KYIV, Ukraine — Russia said Tuesday that its forces checked an effort by Ukrainian troops to expand a stunning weeklong incursion into the Kursk region, as a Ukrainian Foreign Ministry spokesman said Kyiv has no intention of occupying Russian territory.

Russian army units, including fresh reserves, aircraft, drone teams and artillery forces, stopped Ukrainian armored mobile groups from moving deeper into Russia near the Kursk settlements of Obshchy Kolodez, Snagost, Kauchuk and Alexeyevsky, a Russian Defense Ministry statement said.

Meanwhile, Ukrainian Foreign Ministry spokesman Heorhii Tykhyi said the cross-border operation was aimed at protecting Ukrainian land from long-range strikes launched from Kursk.

“Ukraine is not interested in taking the territory of the Kursk region, but we want to protect the lives of our people,” Tykhyi was quoted by local media as saying.

He said Russia had launched more than 2,000 strikes from the Kursk region in recent months using anti-aircraft missiles, artillery, mortars, drones, 255 glide bombs and more than 100 missiles.

The commander of the Ukrainian military, Oleksandr Syrskyi, said in a video posted Tuesday to President Volodymyr Zelenskyy’s Telegram channel that Ukraine now controls 74 settlements in the Kursk region.
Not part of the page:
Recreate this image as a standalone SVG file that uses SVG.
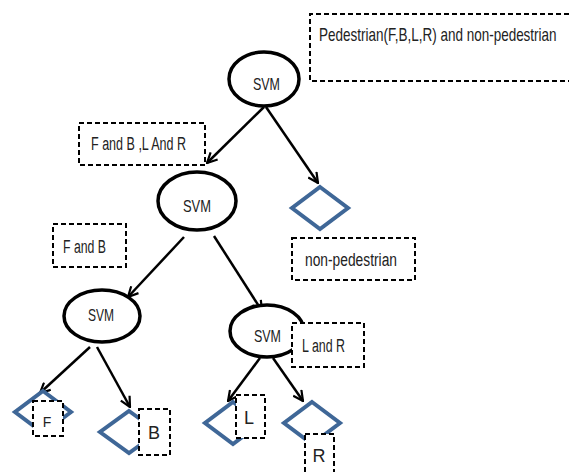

Ukrainian troops continued to advance, gaining control over 15 square miles of territory in the previous 24 hours, Syrskyi said. “Fights are ongoing along the entire front line. The situation, despite the high intensity of combat, is under control.”

Ukraine’s Western partners have said the country has the right to defend itself, including by attacking across the border.

Kremlin forces intensified their attacks in eastern Ukraine. Ukraine’s General Staff said Tuesday that over the previous 24 hours, Russian troops launched 52 assaults in the area of Pokrovsk, a town in Ukraine’s Donetsk region that is close to the front line. That’s roughly double the number of daily attacks there a week ago.

Ukraine’s undermanned army has struggled to hold back the bigger, better-equipped Russian forces in Donetsk.

The Ukrainian military claims that its charge onto Russian soil, which began Aug. 6, has already encompassed about 380 square miles of Russian territory. The goals of the swift advance have been a closely guarded military secret.

Analysts say Ukraine may have sought to ease pressure on its front line by attempting to draw the Kremlin’s forces into defending Kursk and other border areas. If so, the increased pressure around Pokrovsk suggests that Moscow did not take the bait.

Ukraine’s ambitious operation — the largest attack on Russia since World War II — has rattled the Kremlin. It compelled Russian President Vladimir Putin to convene a meeting Monday with his top defense officials.

Apparently, Ukraine assembled thousands of troops — some Western analysts estimate up to 12,000 — on the border in recent weeks without Russia noticing or acting.

About 121,000 people have been evacuated from Kursk or have fled the areas affected by fighting, Russian officials say. The Institute for the Study of War, a Washington-based think tank, said it has seen geolocated footage indicating that Ukrainian forces advanced as much as 15 miles from the border.

The Russian Defense Ministry appeared to support that claim when it said Tuesday that it had also blocked an attack by the units of Ukraine’s 82nd Air Assault Brigade toward Maryinka, which is about that distance from Ukraine.

On Tuesday, Russian state television showed residents from evacuated areas lining up in buildings and on the street to receive food and water.